◆ **Task to complete**: Word for word, repeat the entries, minus the pictures.

[Source code of charts]
----

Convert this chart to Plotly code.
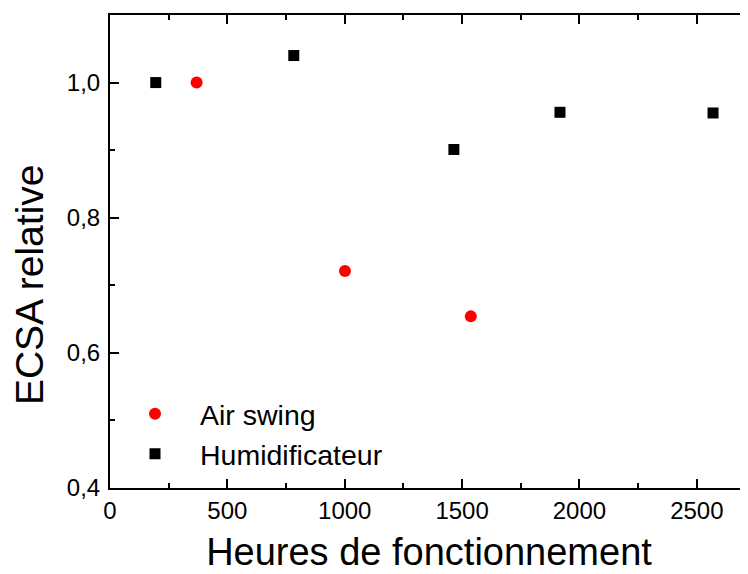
import plotly.graph_objects as go

# Data
air_swing_hours = [369, 1001, 1537]
air_swing_ecsa = [1.0, 0.721, 0.654]
humid_hours = [195, 783, 1465, 1917, 2569]
humid_ecsa = [1.0, 1.04, 0.901, 0.956, 0.955]

FONT = "Liberation Sans, Arial, sans-serif"

fig = go.Figure()
fig.add_trace(go.Scatter(
    x=air_swing_hours, y=air_swing_ecsa, mode="markers", name="Air swing",
    marker=dict(symbol="circle", size=12, color="#ff0000", line=dict(width=0)),
))
fig.add_trace(go.Scatter(
    x=humid_hours, y=humid_ecsa, mode="markers", name="Humidificateur",
    marker=dict(symbol="square", size=11, color="#000000", line=dict(width=0)),
))

axis_common = dict(
    showline=True, linecolor="black", linewidth=2,
    ticks="inside", ticklen=9, tickwidth=2, tickcolor="black",
    showgrid=False, zeroline=False,
    tickfont=dict(family=FONT, size=24, color="black"),
)

fig.update_xaxes(
    **axis_common,
    range=[0, 2718], dtick=500, tick0=0, mirror="ticks",
    minor=dict(ticks="inside", ticklen=5, tickwidth=2, tickcolor="black", dtick=250, tick0=0),
    title=dict(text="Heures de fonctionnement", font=dict(family=FONT, size=38, color="black"), standoff=16),
)
fig.update_yaxes(
    **axis_common,
    range=[0.4, 1.1], dtick=0.2, tick0=0.4, tickformat=".1f", mirror=False,
    minor=dict(ticks="inside", ticklen=5, tickwidth=2, tickcolor="black", dtick=0.1, tick0=0.4),
    ticklabelstandoff=3,
)

fig.add_annotation(
    text="ECSA relative", textangle=-90, showarrow=False,
    xref="paper", yref="paper", x=-0.127, y=0.431, xanchor="center", yanchor="middle",
    font=dict(family=FONT, size=39, color="black"),
)

fig.update_layout(
    width=740, height=566,
    margin=dict(l=102, r=0, t=7, b=86, autoexpand=False),
    paper_bgcolor="white", plot_bgcolor="white",
    separators=",.",
    showlegend=True,
    legend=dict(
        x=0.0, y=0.21, xanchor="left", yanchor="top",
        bgcolor="rgba(0,0,0,0)", borderwidth=0,
        font=dict(family=FONT, size=28.5, color="black"),
        itemwidth=80, tracegroupgap=0,
    ),
)

fig.write_html("out.html")
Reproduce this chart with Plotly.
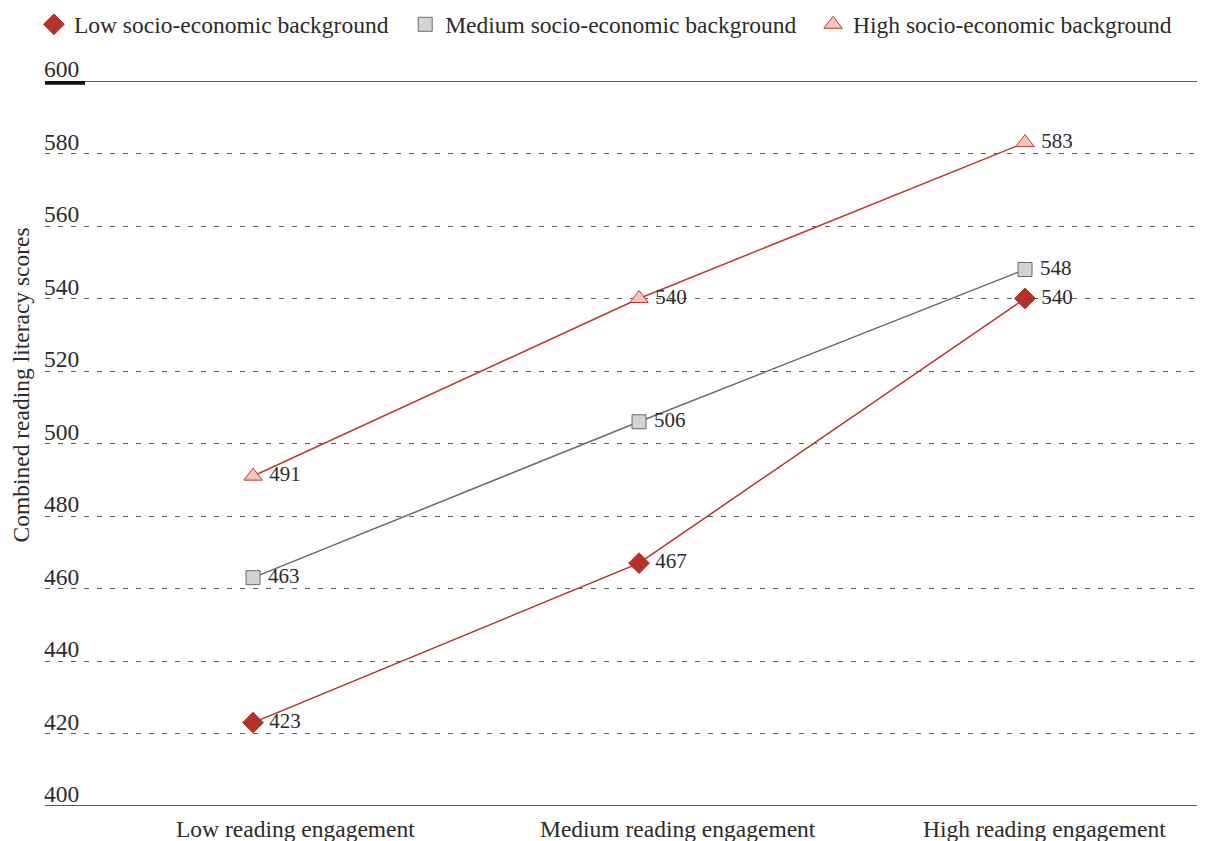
import plotly.graph_objects as go

categories = ["Low reading engagement", "Medium reading engagement", "High reading engagement"]
series_names = ["Low socio-economic background", "Medium socio-economic background", "High socio-economic background"]
low_vals = [423, 467, 540]
med_vals = [463, 506, 548]
high_vals = [491, 540, 583]
y_ticks = [400, 420, 440, 460, 480, 500, 520, 540, 560, 580, 600]
y_title = "Combined reading literacy scores"
label_offsets = [0.11, 1.10, 2.05]

FONT = "Liberation Serif"
TXT = "#2b2b2b"
FS = 23.5
PLOT_W = 1168
xs = list(range(len(categories)))

fig = go.Figure()
styles = [
    dict(vals=low_vals, symbol="diamond", size=16, fill="#B3322A", edge="#B3322A", line="#B3322A"),
    dict(vals=med_vals, symbol="square", size=14, fill="#D2D3D5", edge="#6B6B6B", line="#6B6B6B"),
    dict(vals=high_vals, symbol="triangle-up", size=16, fill="#F2C6B9", edge="#C0392B", line="#C0392B"),
]
for name, s in zip(series_names, styles):
    mk = dict(symbol=s["symbol"], size=s["size"], color=s["fill"], line=dict(color=s["edge"], width=1))
    fig.add_trace(go.Scatter(
        x=xs, y=s["vals"], name=name, mode="lines+markers+text", showlegend=False,
        text=[" " + str(v) for v in s["vals"]], textposition="middle right",
        textfont=dict(family=FONT, size=21, color=TXT),
        line=dict(color=s["line"], width=1.5), marker=mk, cliponaxis=False,
    ))
    fig.add_trace(go.Scatter(x=[None], y=[None], name=name + "  ", mode="markers", marker=mk,
                             showlegend=True))

fig.update_layout(
    width=1205, height=841,
    margin=dict(l=37, r=0, t=73, b=43, autoexpand=False),
    plot_bgcolor="white", paper_bgcolor="white",
    font=dict(family=FONT, size=FS, color=TXT),
    showlegend=True,
    legend=dict(orientation="h", x=-0.0095, y=1.0779, xanchor="left", yanchor="middle",
                font=dict(family=FONT, size=FS, color=TXT), itemwidth=30, tracegroupgap=0),
    xaxis=dict(range=[-0.539, 2.487], showticklabels=False, showgrid=False, zeroline=False,
               showline=False, ticks=""),
    yaxis=dict(range=[400, 600], tickvals=y_ticks, showticklabels=False,
               showgrid=True, gridcolor="#5f5f5f", gridwidth=1, griddash="5px,8px",
               zeroline=False, showline=False, ticks=""),
)

# solid top/bottom lines and thick tick marks
for v in (y_ticks[0], y_ticks[-1]):
    fig.add_shape(type="line", xref="paper", yref="y", x0=0, x1=1, y0=v, y1=v,
                  line=dict(color="#222222", width=1.5))
    fig.add_shape(type="rect", xref="paper", yref="y", x0=0, x1=40 / PLOT_W, y0=v, y1=v - 1.0,
                  line=dict(width=0), fillcolor="#111111")

for v in y_ticks:
    fig.add_annotation(x=0, y=v, xref="paper", yref="y", text=str(v), showarrow=False,
                       xanchor="left", yanchor="bottom", xshift=-3, yshift=-3,
                       font=dict(family=FONT, size=FS, color=TXT))

for c, off in zip(categories, label_offsets):
    fig.add_annotation(x=off, y=0, xref="x", yref="paper", text=c, showarrow=False,
                       yanchor="middle", yshift=-23, font=dict(family=FONT, size=FS, color=TXT))

fig.add_annotation(x=0, y=0.5, xref="paper", yref="paper", text=y_title, showarrow=False,
                   textangle=-90, xanchor="center", yanchor="middle", xshift=-25, yshift=58,
                   font=dict(family=FONT, size=FS, color=TXT))

fig.write_html("out.html")
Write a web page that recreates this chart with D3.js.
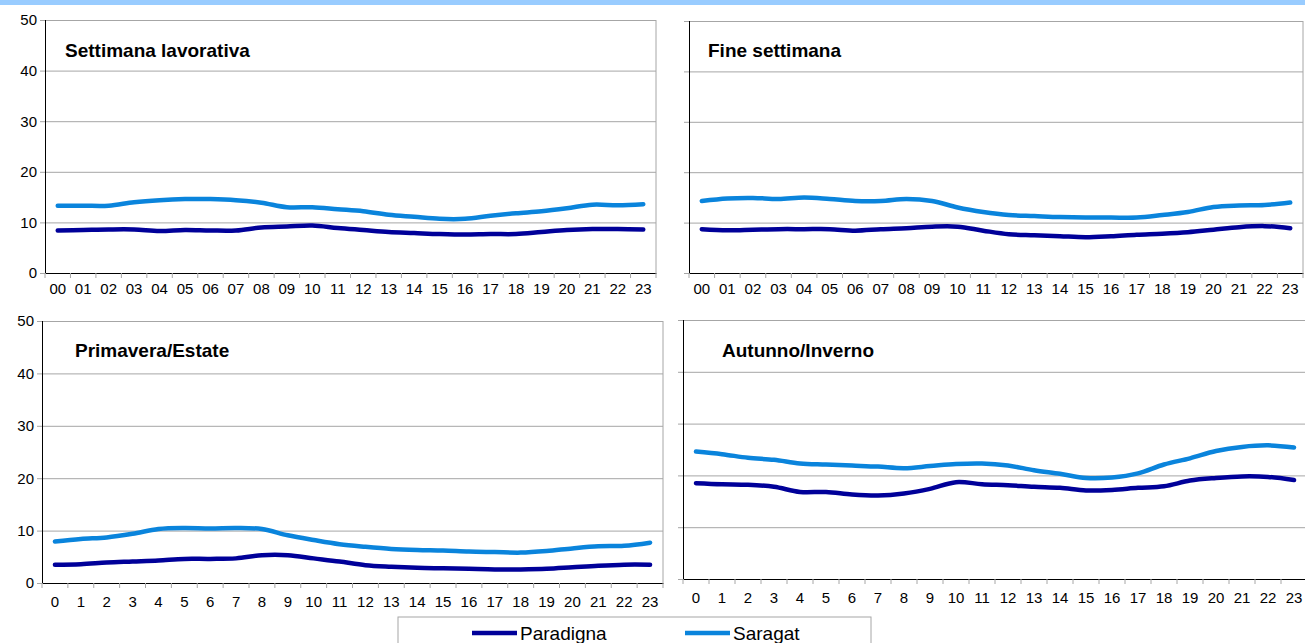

----

◆ **Solution for this exercise**:
Convert this chart to Plotly code.
import plotly.graph_objects as go

# Data
air_swing_hours = [369, 1001, 1537]
air_swing_ecsa = [1.0, 0.721, 0.654]
humid_hours = [195, 783, 1465, 1917, 2569]
humid_ecsa = [1.0, 1.04, 0.901, 0.956, 0.955]

FONT = "Liberation Sans, Arial, sans-serif"

fig = go.Figure()
fig.add_trace(go.Scatter(
    x=air_swing_hours, y=air_swing_ecsa, mode="markers", name="Air swing",
    marker=dict(symbol="circle", size=12, color="#ff0000", line=dict(width=0)),
))
fig.add_trace(go.Scatter(
    x=humid_hours, y=humid_ecsa, mode="markers", name="Humidificateur",
    marker=dict(symbol="square", size=11, color="#000000", line=dict(width=0)),
))

axis_common = dict(
    showline=True, linecolor="black", linewidth=2,
    ticks="inside", ticklen=9, tickwidth=2, tickcolor="black",
    showgrid=False, zeroline=False,
    tickfont=dict(family=FONT, size=24, color="black"),
)

fig.update_xaxes(
    **axis_common,
    range=[0, 2718], dtick=500, tick0=0, mirror="ticks",
    minor=dict(ticks="inside", ticklen=5, tickwidth=2, tickcolor="black", dtick=250, tick0=0),
    title=dict(text="Heures de fonctionnement", font=dict(family=FONT, size=38, color="black"), standoff=16),
)
fig.update_yaxes(
    **axis_common,
    range=[0.4, 1.1], dtick=0.2, tick0=0.4, tickformat=".1f", mirror=False,
    minor=dict(ticks="inside", ticklen=5, tickwidth=2, tickcolor="black", dtick=0.1, tick0=0.4),
    ticklabelstandoff=3,
)

fig.add_annotation(
    text="ECSA relative", textangle=-90, showarrow=False,
    xref="paper", yref="paper", x=-0.127, y=0.431, xanchor="center", yanchor="middle",
    font=dict(family=FONT, size=39, color="black"),
)

fig.update_layout(
    width=740, height=566,
    margin=dict(l=102, r=0, t=7, b=86, autoexpand=False),
    paper_bgcolor="white", plot_bgcolor="white",
    separators=",.",
    showlegend=True,
    legend=dict(
        x=0.0, y=0.21, xanchor="left", yanchor="top",
        bgcolor="rgba(0,0,0,0)", borderwidth=0,
        font=dict(family=FONT, size=28.5, color="black"),
        itemwidth=80, tracegroupgap=0,
    ),
)

fig.write_html("out.html")
Reproduce this chart with Plotly.
import plotly.graph_objects as go

categories = ["Low reading engagement", "Medium reading engagement", "High reading engagement"]
series_names = ["Low socio-economic background", "Medium socio-economic background", "High socio-economic background"]
low_vals = [423, 467, 540]
med_vals = [463, 506, 548]
high_vals = [491, 540, 583]
y_ticks = [400, 420, 440, 460, 480, 500, 520, 540, 560, 580, 600]
y_title = "Combined reading literacy scores"
label_offsets = [0.11, 1.10, 2.05]

FONT = "Liberation Serif"
TXT = "#2b2b2b"
FS = 23.5
PLOT_W = 1168
xs = list(range(len(categories)))

fig = go.Figure()
styles = [
    dict(vals=low_vals, symbol="diamond", size=16, fill="#B3322A", edge="#B3322A", line="#B3322A"),
    dict(vals=med_vals, symbol="square", size=14, fill="#D2D3D5", edge="#6B6B6B", line="#6B6B6B"),
    dict(vals=high_vals, symbol="triangle-up", size=16, fill="#F2C6B9", edge="#C0392B", line="#C0392B"),
]
for name, s in zip(series_names, styles):
    mk = dict(symbol=s["symbol"], size=s["size"], color=s["fill"], line=dict(color=s["edge"], width=1))
    fig.add_trace(go.Scatter(
        x=xs, y=s["vals"], name=name, mode="lines+markers+text", showlegend=False,
        text=[" " + str(v) for v in s["vals"]], textposition="middle right",
        textfont=dict(family=FONT, size=21, color=TXT),
        line=dict(color=s["line"], width=1.5), marker=mk, cliponaxis=False,
    ))
    fig.add_trace(go.Scatter(x=[None], y=[None], name=name + "  ", mode="markers", marker=mk,
                             showlegend=True))

fig.update_layout(
    width=1205, height=841,
    margin=dict(l=37, r=0, t=73, b=43, autoexpand=False),
    plot_bgcolor="white", paper_bgcolor="white",
    font=dict(family=FONT, size=FS, color=TXT),
    showlegend=True,
    legend=dict(orientation="h", x=-0.0095, y=1.0779, xanchor="left", yanchor="middle",
                font=dict(family=FONT, size=FS, color=TXT), itemwidth=30, tracegroupgap=0),
    xaxis=dict(range=[-0.539, 2.487], showticklabels=False, showgrid=False, zeroline=False,
               showline=False, ticks=""),
    yaxis=dict(range=[400, 600], tickvals=y_ticks, showticklabels=False,
               showgrid=True, gridcolor="#5f5f5f", gridwidth=1, griddash="5px,8px",
               zeroline=False, showline=False, ticks=""),
)

# solid top/bottom lines and thick tick marks
for v in (y_ticks[0], y_ticks[-1]):
    fig.add_shape(type="line", xref="paper", yref="y", x0=0, x1=1, y0=v, y1=v,
                  line=dict(color="#222222", width=1.5))
    fig.add_shape(type="rect", xref="paper", yref="y", x0=0, x1=40 / PLOT_W, y0=v, y1=v - 1.0,
                  line=dict(width=0), fillcolor="#111111")

for v in y_ticks:
    fig.add_annotation(x=0, y=v, xref="paper", yref="y", text=str(v), showarrow=False,
                       xanchor="left", yanchor="bottom", xshift=-3, yshift=-3,
                       font=dict(family=FONT, size=FS, color=TXT))

for c, off in zip(categories, label_offsets):
    fig.add_annotation(x=off, y=0, xref="x", yref="paper", text=c, showarrow=False,
                       yanchor="middle", yshift=-23, font=dict(family=FONT, size=FS, color=TXT))

fig.add_annotation(x=0, y=0.5, xref="paper", yref="paper", text=y_title, showarrow=False,
                   textangle=-90, xanchor="center", yanchor="middle", xshift=-25, yshift=58,
                   font=dict(family=FONT, size=FS, color=TXT))

fig.write_html("out.html")
Write a web page that recreates this chart with D3.js.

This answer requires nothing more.